Now, does this impossibility mean that it is illogical to say "I'd rather be dead"? It doesn't seem so to me. One might mean, "What I consciously experience is so miserable that it would be better for my consciousness to cease." (I hope anyone who feels that way would seek help from friends, family, professionals, and help-lines before he or she believed it to be true, especially since miserable experiences can often give way to much better experiences with time.) If I say that, I am not saying that I will be better off (that things will be better for me) when I lack consciousness, since I will no longer exist. Rather, I am saying that things will be better when I lack consciousness and no longer exist. (It's easy to see how there could be utilitarian arguments for suicide.)
Another way to see the point is to recognize that we have current preferences for states of affairs that we know will exist only after we are dead. For instance, I prefer there to be a viable environment for my great-grandchildren. And I am willing to give up satisfying some of my preferences for my current self to satisfy that preference (though we really are not built to do so and it's hard to get ourselves to do it!). I also put away some of the money I could spend on stuff for me to purchase life insurance, which I know would only be useful if I were dead. I prefer that my family have that money even though I believe that I won't experience them using it. Similarly, it seems one could prefer to have no experiences at all to having bad experiences, even though one believes that he or she would not experience having no experiences.
Sure, I think there's a parallel, particularly if you consider that a person is not an isolated, self-contained entity, but rather a being-in-relation. Your identity is defined partly by your relationships with particular others, and the more intimate the relationship, the more it contributes to your identity. Intimacy is a matter of sharing first-person perspectives (what the world looks like from your eyes is shared with your intimate, and what the world looks like from hers is shared with you) as well as plans, goals, projects, etc. In fact, in a truly intimate relationship, you'll adopt the plans, goals, projects, etc. of your intimate as your own.

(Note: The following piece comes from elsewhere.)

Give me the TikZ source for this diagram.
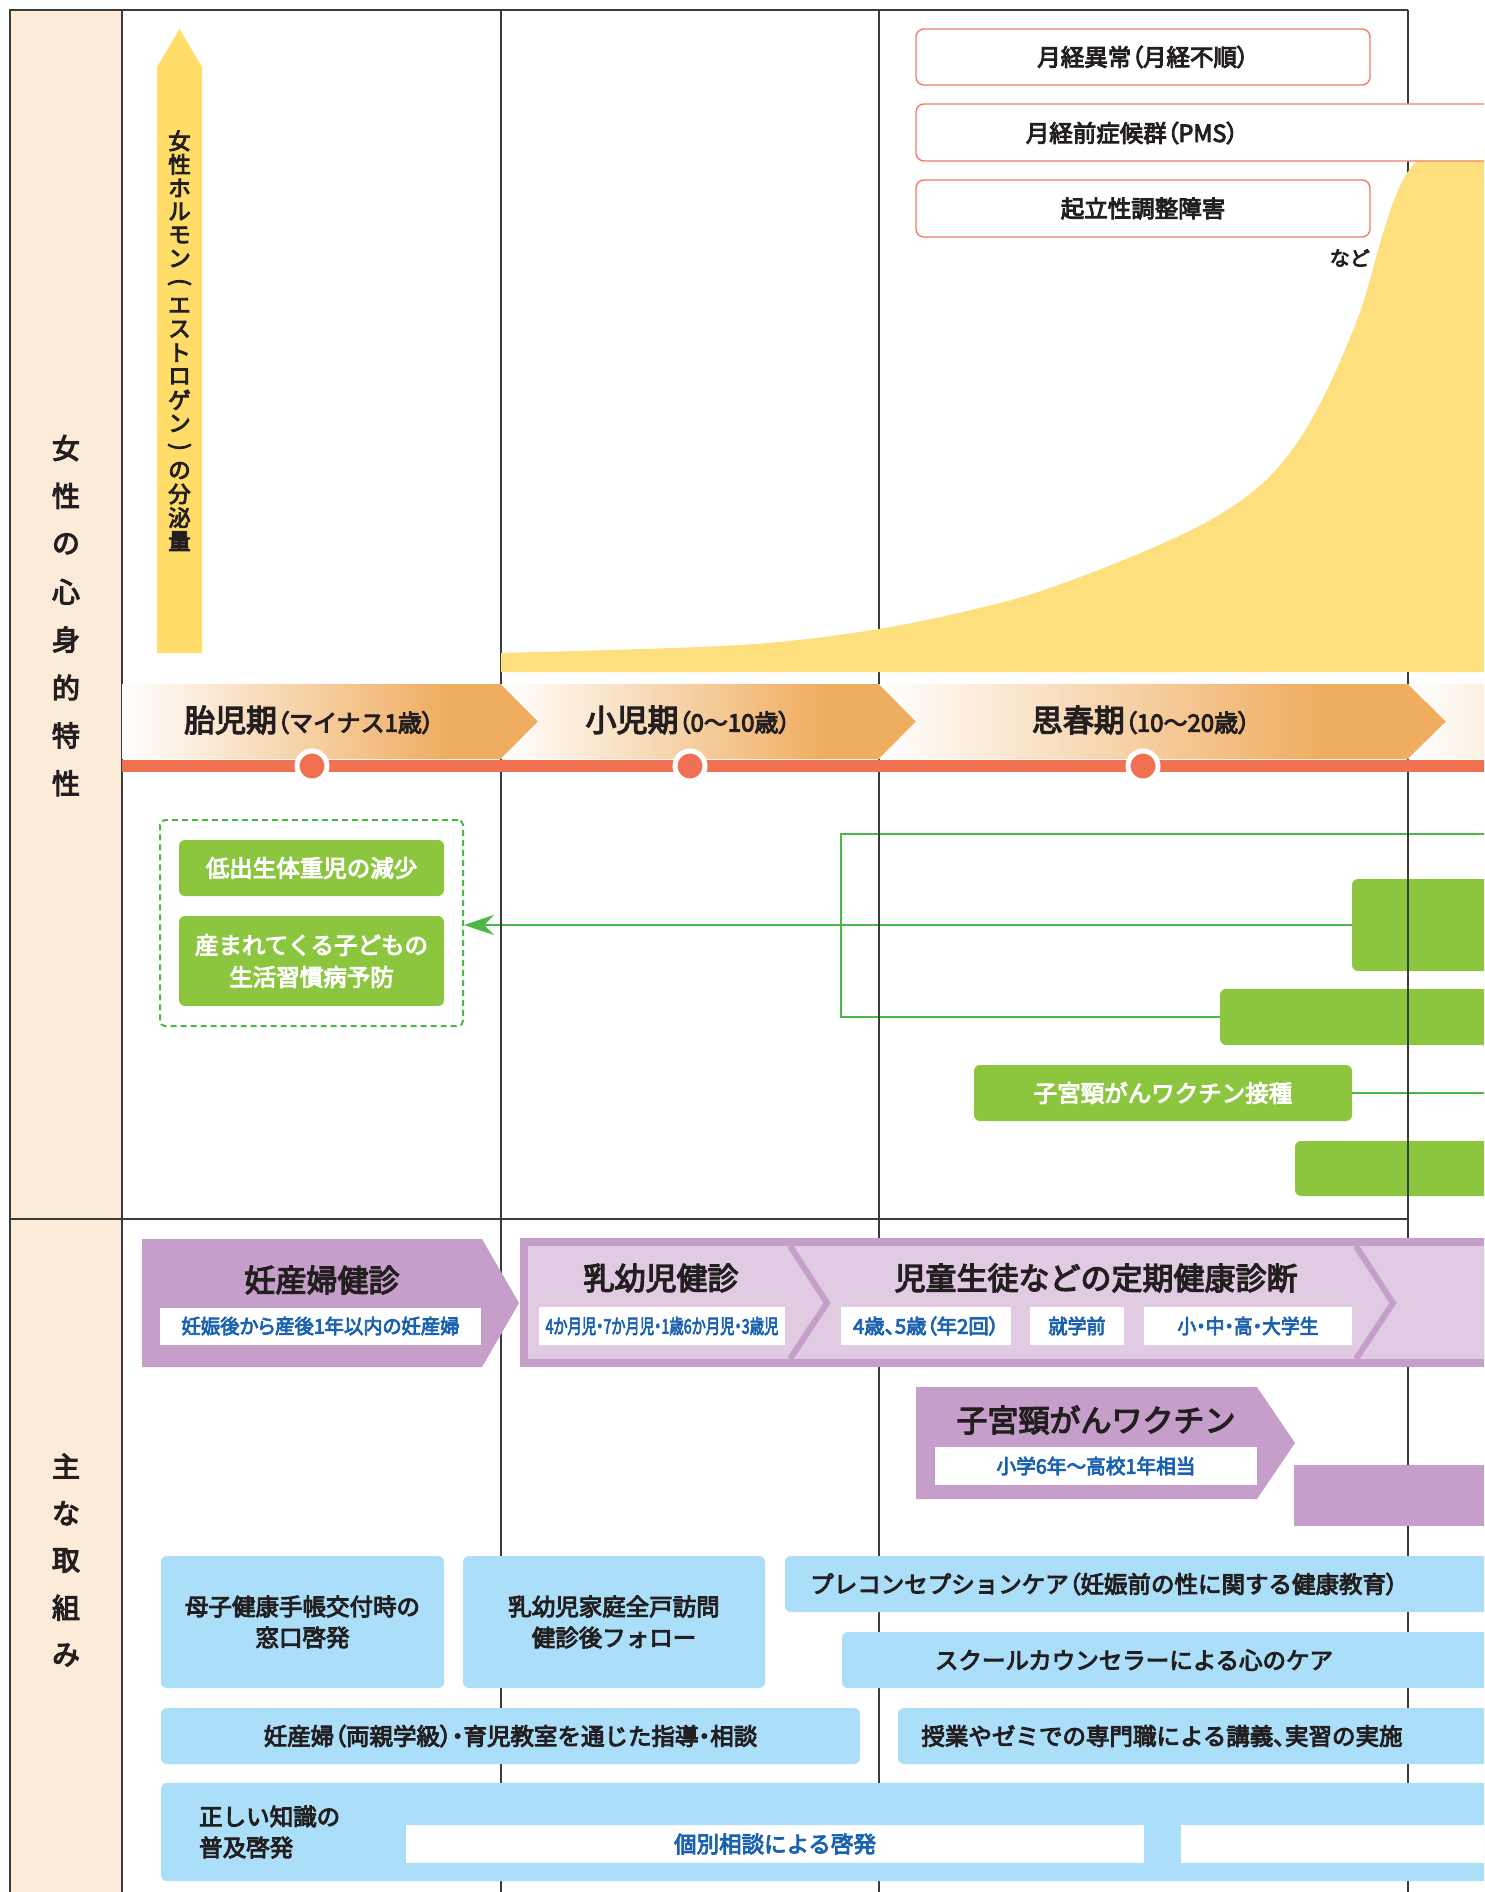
\documentclass[tikz,border=0pt]{standalone}
\usepackage{fontspec}
\setmainfont{Noto Sans CJK JP}[FakeBold=4]
\newfontfamily\palfont{Noto Sans CJK JP}[FakeBold=4,RawFeature={+palt}]
\usetikzlibrary{arrows.meta}
\definecolor{beige}{HTML}{FBEBD8}
\definecolor{gridc}{HTML}{3A3A3A}
\definecolor{yelA}{HTML}{FFDD68}
\definecolor{yelB}{HTML}{FDDF7E}
\definecolor{orng}{HTML}{EFAD60}
\definecolor{redl}{HTML}{F07052}
\definecolor{redbox}{HTML}{F27C68}
\definecolor{grn}{HTML}{8CC63F}
\definecolor{grnl}{HTML}{4CB848}
\definecolor{pur}{HTML}{C59FC9}
\definecolor{purl}{HTML}{E0CBE3}
\definecolor{blu}{HTML}{ABDFF9}
\definecolor{txtb}{HTML}{1B62B0}
\definecolor{txt}{HTML}{231F20}
\pgfdeclarehorizontalshading{bandshade}{100bp}{color(0bp)=(white); color(25bp)=(white); color(64bp)=(orng); color(100bp)=(orng)}
\newcommand\fsz[2]{\fontsize{#1}{#2}\selectfont}
\newcommand\hfitw[2]{\resizebox{#1}{\height}{#2}}
\newcommand\vlp{\rotatebox{-90}{(}}
\newcommand\vrp{\rotatebox{-90}{)}}
\newcommand\lp{{\palfont （}}
\newcommand\rp{{\palfont ）}}
\newcommand\pd{{\palfont ・}}
\begin{document}
\begin{tikzpicture}[x=1pt,y=-1pt,
  grid/.style={draw=gridc,line width=1.8pt},
  sz/.style 2 args={minimum width=#1pt,minimum height=#2pt},
  gbox/.style={fill=grn,rounded corners=6pt,inner sep=0pt,text=white,align=center,font=\fsz{23.5}{32}},
  rbox/.style={draw=redbox,line width=1.4pt,fill=white,rounded corners=8pt,inner sep=0pt,text=txt,font=\fsz{23.5}{30}},
  bbox/.style={fill=blu,rounded corners=6pt,inner sep=0pt,text=txt,align=center,font=\fsz{23.5}{31}},
  wbox/.style={fill=white,inner sep=0pt,text=txtb,font=\fsz{20}{24}\palfont},
  lbl/.style={inner sep=0pt,text=txt},
  big/.style={lbl,font=\fsz{31}{31}},
  mid/.style={lbl,font=\fsz{23.5}{31}},
  vch/.style={lbl,font=\fsz{22.5}{22.5}},
  lch/.style={lbl,font=\fsz{28}{28}},
  dot/.style={circle,fill=redl,draw=white,line width=5pt,minimum size=30pt,inner sep=0pt},
  gline/.style={draw=grnl,line width=2.5pt}
]
\path[use as bounding box] (0,0) rectangle (1484,1892);
\clip (0,0) rectangle (1484,1892);
\fill[white] (0,0) rectangle (1484,1892);
% left column
\fill[beige] (10,10) rectangle (122,1892);

% ---------- green part (below grid lines) ----------
\node[draw=grnl,line width=2pt,dash pattern=on 6pt off 4pt,rounded corners=5pt,sz={303}{206},inner sep=0pt] (dbox) at (311.5,923) {};
\node[gbox,sz={265}{56}] (g1) at (311.5,868) {低出生体重児の減少};
\node[gbox,sz={265}{90}] (g2) at (311.5,961) {産まれてくる子どもの\\生活習慣病予防};
\node[gbox,sz={148}{92}] (gA) at (1426,925) {};
\node[gbox,sz={280}{56}] (gB) at (1360,1017) {};
\node[gbox,sz={378}{56}] (gC) at (1163,1093) {子宮頸がんワクチン接種};
\node[gbox,sz={205}{55}] (gD) at (1397.5,1168.5) {};
\coordinate (brTop) at (1500,834);
\coordinate (brCorner) at (841,834);
\coordinate (cEnd) at (1500,1093);
\draw[gline] (brTop) -- (brCorner) |- (gB.west);
\draw[gline,-{Stealth[length=30pt,width=20pt]}] (gA.west) -- (gA.west -| dbox.east);
\draw[gline] (gC.east) -- (cEnd);

% ---------- grid ----------
\draw[grid] (10,1892) -- (10,10) -- (1408,10);
\draw[grid] (122,10) -- (122,1892);
\draw[grid] (501,10) -- (501,1892);
\draw[grid] (879,10) -- (879,1892);
\draw[grid] (1408,10) -- (1408,1892);
\draw[grid] (10,1219) -- (1408,1219);

% ---------- hormone curve & arrow ----------
\fill[yelB] (501,672) -- (501,653) -- plot[smooth,tension=0.55] coordinates {(501,653) (740,645) (879,629) (1000,603) (1072,580) (1150,549) (1214,518) (1262,484) (1297,443) (1328,388) (1360,312) (1381,240) (1396,195) (1414,164) (1440,151) (1500,148)} -- (1500,672) -- cycle;
\fill[yelA] (157,653) -- (157,67) -- (179.5,29) -- (202,67) -- (202,653) -- cycle;
\foreach \ch [count=\i from 0] in {女,性,ホ,ル,モ,ン,\vlp,エ,ス,ト,ロ,ゲ,ン,\vrp,の,分,泌,量}
  \node[vch] (v\i) at (179.5,{140.8+23.55*\i}) {\ch};

% ---------- red boxes ----------
\node[rbox,sz={454}{56}] (r1) at (1143,57) {月経異常\lp 月経不順\rp};
\node[rbox,sz={584}{57}] (r2) at (1208,132.5) {};
\node[mid] (r2t) at (1132,133) {月経前症候群\lp PMS\rp};
\node[rbox,sz={454}{57}] (r3) at (1143,208.5) {起立性調整障害};
\node[lbl,font=\fsz{20}{20},anchor=east] (nado) at (1370,258) {など};

% ---------- left labels ----------
\foreach \ch [count=\i from 0] in {女,性,の,心,身,的,特,性}
  \node[lch] (L\i) at (66,{448+47.9*\i}) {\ch};
\foreach \ch [count=\i from 0] in {主,な,取,組,み}
  \node[lch] (M\i) at (66,{1466+47.25*\i}) {\ch};

% ---------- period band ----------
\shade[shading=bandshade] (122,684) -- (501,684) -- (538,721.5) -- (501,759) -- (122,759) -- cycle;
\shade[shading=bandshade] (501,684) -- (879,684) -- (916,721.5) -- (879,759) -- (501,759) -- (538,721.5) -- cycle;
\shade[shading=bandshade] (879,684) -- (1408,684) -- (1446,721.5) -- (1408,759) -- (879,759) -- (916,721.5) -- cycle;
\shade[left color=white,right color=orng!22] (1408,684) -- (1500,684) -- (1500,759) -- (1408,759) -- (1446,721.5) -- cycle;
\fill[redl] (122,760) rectangle (1500,772);
\node[dot] (d1) at (312,766) {};
\node[dot] (d2) at (690,766) {};
\node[dot] (d3) at (1143,766) {};
\node[lbl] (p1) at (309,720) {{\fsz{31}{31}胎児期}{\fsz{24}{24}\lp マイナス1歳\rp}};
\node[lbl] (p2) at (688,720) {{\fsz{31}{31}小児期}{\fsz{24}{24}\lp 0〜10歳\rp}};
\node[lbl] (p3) at (1141,720) {{\fsz{31}{31}思春期}{\fsz{24}{24}\lp 10〜20歳\rp}};

% ---------- purple ----------
\fill[pur] (142,1239) -- (482,1239) -- (519,1303) -- (482,1367) -- (142,1367) -- cycle;
\node[big] (h1) at (322,1280) {妊産婦健診};
\node[wbox,sz={321}{37}] (w1) at (320.5,1326) {\hfitw{278pt}{妊娠後から産後1年以内の妊産婦}};
\fill[pur] (520,1238) rectangle (1500,1367);
\fill[purl] (528,1246) rectangle (1500,1359);
\draw[pur,line width=6pt] (790,1246) -- (827,1303) -- (790,1359);
\draw[pur,line width=6pt] (1356,1246) -- (1393,1303) -- (1356,1359);
\node[big] (h2) at (661,1278) {乳幼児健診};
\node[wbox,sz={246}{38}] (w2) at (662,1326) {\hfitw{233pt}{4か月児・7か月児・1歳6か月児・3歳児}};
\node[big] (h3) at (1096,1278) {児童生徒などの定期健康診断};
\node[wbox,sz={170}{38}] (w3) at (926,1326) {\hfitw{146pt}{4歳、5歳（年2回）}};
\node[wbox,sz={94}{38}] (w4) at (1077,1326) {\hfitw{57pt}{就学前}};
\node[wbox,sz={208}{38}] (w5) at (1248,1326) {\hfitw{141pt}{小・中・高・大学生}};
\fill[pur] (916,1387) -- (1257,1387) -- (1295,1443) -- (1257,1499) -- (916,1499) -- cycle;
\node[big] (h4) at (1096,1420) {子宮頸がんワクチン};
\node[wbox,sz={322}{38}] (w6) at (1096,1466) {\hfitw{199pt}{小学6年〜高校1年相当}};
\fill[pur] (1294,1465) rectangle (1500,1526);

% ---------- blue ----------
\node[bbox,sz={283}{132}] (b1) at (302.5,1622) {母子健康手帳交付時の\\窓口啓発};
\node[bbox,sz={302}{132}] (b2) at (614,1622) {乳幼児家庭全戸訪問\\健診後フォロー};
\node[bbox,sz={715}{56}] (b3) at (1142.5,1584) {};
\node[mid] (b3t) at (1104,1584) {プレコンセプションケア\lp 妊娠前の性に関する健康教育\rp};
\node[bbox,sz={658}{56}] (b4) at (1171,1660) {};
\node[mid] (b4t) at (1134,1660) {スクールカウンセラーによる心のケア};
\node[bbox,sz={699}{56}] (b5) at (510.5,1736) {妊産婦\lp 両親学級\rp\pd 育児教室を通じた指導\pd 相談};
\node[bbox,sz={602}{56}] (b6) at (1199,1736) {};
\node[mid] (b6t) at (1162,1736) {授業やゼミでの専門職による講義{\palfont 、}実習の実施};
\node[bbox,sz={1339}{98}] (b7) at (830.5,1832) {};
\node[mid,align=left,anchor=west] (b7t) at (199,1832) {正しい知識の\\普及啓発};
\node[wbox,sz={738}{38},font=\fsz{22.5}{24}] (w7) at (775,1844) {個別相談による啓発};
\node[wbox,sz={319}{38}] (w8) at (1340.5,1844) {};
\end{tikzpicture}
\end{document}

When the relationship ends, especially if it is ended unilaterally, all of this that had been part of you is to some extent alienated, which would suggest that your identity is changed. The person you were, in intimate relation with that particular other, doesn't exist anymore. So it is, in an analogous sense, a death. But it's not as complete or final as death, because you can -- and likely will -- enter into other intimate relationships which will make their own unique contributions to your identity.